■ **Aim of the exercise**
Leave out every picture, then transcribe the rest of the listing exactly.

-- START --

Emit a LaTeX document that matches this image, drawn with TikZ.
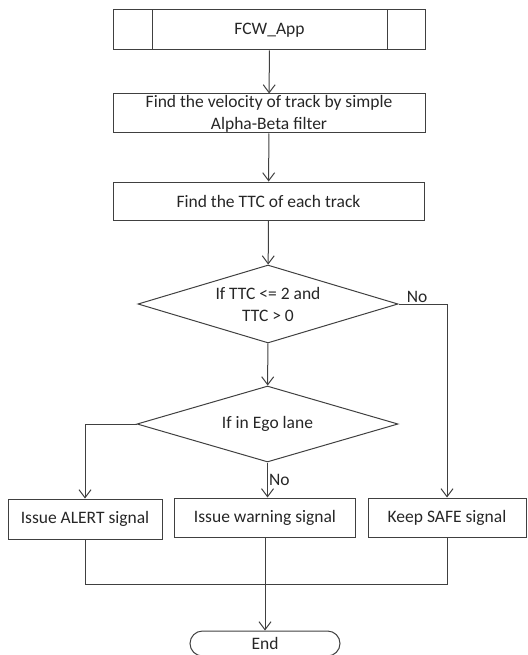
\documentclass[tikz,border=0pt]{standalone}
\usepackage{fontspec}
\setmainfont{Carlito}
\usetikzlibrary{arrows.meta,shapes.geometric,shapes.misc,calc}
\definecolor{linec}{gray}{0.25}
\definecolor{textc}{gray}{0.15}
\begin{document}
\begin{tikzpicture}[x=1pt,y=-1pt,
  every node/.style={text=textc, font=\fontsize{17.5}{22}\selectfont},
  box/.style={draw=linec, line width=1pt, rectangle, inner sep=0pt, align=center},
  dia/.style={draw=linec, line width=1pt, diamond, aspect=3.3, inner sep=0pt, align=center},
  term/.style={draw=linec, line width=1pt, rounded rectangle, inner sep=0pt},
  conn/.style={draw=linec, line width=1pt},
  arr/.style={conn, -{Straight Barb[length=8pt,width=12pt,line width=1pt]}},
  lab/.style={font=\fontsize{17.5}{20}\selectfont, inner sep=1pt}
]
\useasboundingbox (0,0) rectangle (527,655);

\node[box, minimum width=312, minimum height=40] (app) at (269.5,30) {FCW\_App};
\draw[conn] ($(app.north west)+(39,0)$) -- ($(app.south west)+(39,0)$);
\draw[conn] ($(app.north east)+(-39,0)$) -- ($(app.south east)+(-39,0)$);

\node[box, minimum width=312, minimum height=39] (vel) at (269,113.5) {Find the velocity of track by simple\\Alpha-Beta filter};
\node[box, minimum width=311, minimum height=38] (ttc) at (268.5,201) {Find the TTC of each track};

\node[dia, minimum width=260, minimum height=78] (d1) at (268,304) {If TTC <= 2 and\\TTC > 0};
\node[dia, minimum width=261, minimum height=76] (d2) at (267.5,424) {If in Ego lane};

\node[box, minimum width=154, minimum height=40] (alert) at (85,519) {Issue ALERT signal};
\node[box, minimum width=181, minimum height=39] (warn) at (265,517.5) {Issue warning signal};
\node[box, minimum width=158, minimum height=39] (safe) at (447,517.5) {Keep SAFE signal};

\node[term, minimum width=150, minimum height=25] (endn) at (265,643.5) {End};

\draw[arr] (app) -- (vel);
\draw[arr] (vel) -- (ttc);
\draw[arr] (ttc) -- (d1);
\draw[arr] (d1) -- (d2);
\draw[arr] (d1.east) -| node[lab, pos=0.05, above right, xshift=2pt] (no1) {No} (safe.north);
\draw[arr] (d2.west) -| (alert.north);
\draw[arr] (d2.south) -- node[lab, right, xshift=0pt] (no2) {No} (d2.south |- warn.north);

\coordinate (m) at (warn.south |- 0,584);
\draw[conn] (alert.south) |- (m);
\draw[conn] (safe.south) |- (m);
\draw[arr] (warn.south) -- (endn.north);
\end{tikzpicture}
\end{document}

-- END --

■ **Completed task**
Emit a LaTeX document that matches this image, drawn with TikZ.
\documentclass[tikz,border=0pt]{standalone}
\usepackage{fontspec}
\setmainfont{Carlito}
\usetikzlibrary{arrows.meta,shapes.geometric,shapes.misc,calc}
\definecolor{linec}{gray}{0.25}
\definecolor{textc}{gray}{0.15}
\begin{document}
\begin{tikzpicture}[x=1pt,y=-1pt,
  every node/.style={text=textc, font=\fontsize{17.5}{22}\selectfont},
  box/.style={draw=linec, line width=1pt, rectangle, inner sep=0pt, align=center},
  dia/.style={draw=linec, line width=1pt, diamond, aspect=3.3, inner sep=0pt, align=center},
  term/.style={draw=linec, line width=1pt, rounded rectangle, inner sep=0pt},
  conn/.style={draw=linec, line width=1pt},
  arr/.style={conn, -{Straight Barb[length=8pt,width=12pt,line width=1pt]}},
  lab/.style={font=\fontsize{17.5}{20}\selectfont, inner sep=1pt}
]
\useasboundingbox (0,0) rectangle (527,655);

\node[box, minimum width=312, minimum height=40] (app) at (269.5,30) {FCW\_App};
\draw[conn] ($(app.north west)+(39,0)$) -- ($(app.south west)+(39,0)$);
\draw[conn] ($(app.north east)+(-39,0)$) -- ($(app.south east)+(-39,0)$);

\node[box, minimum width=312, minimum height=39] (vel) at (269,113.5) {Find the velocity of track by simple\\Alpha-Beta filter};
\node[box, minimum width=311, minimum height=38] (ttc) at (268.5,201) {Find the TTC of each track};

\node[dia, minimum width=260, minimum height=78] (d1) at (268,304) {If TTC <= 2 and\\TTC > 0};
\node[dia, minimum width=261, minimum height=76] (d2) at (267.5,424) {If in Ego lane};

\node[box, minimum width=154, minimum height=40] (alert) at (85,519) {Issue ALERT signal};
\node[box, minimum width=181, minimum height=39] (warn) at (265,517.5) {Issue warning signal};
\node[box, minimum width=158, minimum height=39] (safe) at (447,517.5) {Keep SAFE signal};

\node[term, minimum width=150, minimum height=25] (endn) at (265,643.5) {End};

\draw[arr] (app) -- (vel);
\draw[arr] (vel) -- (ttc);
\draw[arr] (ttc) -- (d1);
\draw[arr] (d1) -- (d2);
\draw[arr] (d1.east) -| node[lab, pos=0.05, above right, xshift=2pt] (no1) {No} (safe.north);
\draw[arr] (d2.west) -| (alert.north);
\draw[arr] (d2.south) -- node[lab, right, xshift=0pt] (no2) {No} (d2.south |- warn.north);

\coordinate (m) at (warn.south |- 0,584);
\draw[conn] (alert.south) |- (m);
\draw[conn] (safe.south) |- (m);
\draw[arr] (warn.south) -- (endn.north);
\end{tikzpicture}
\end{document}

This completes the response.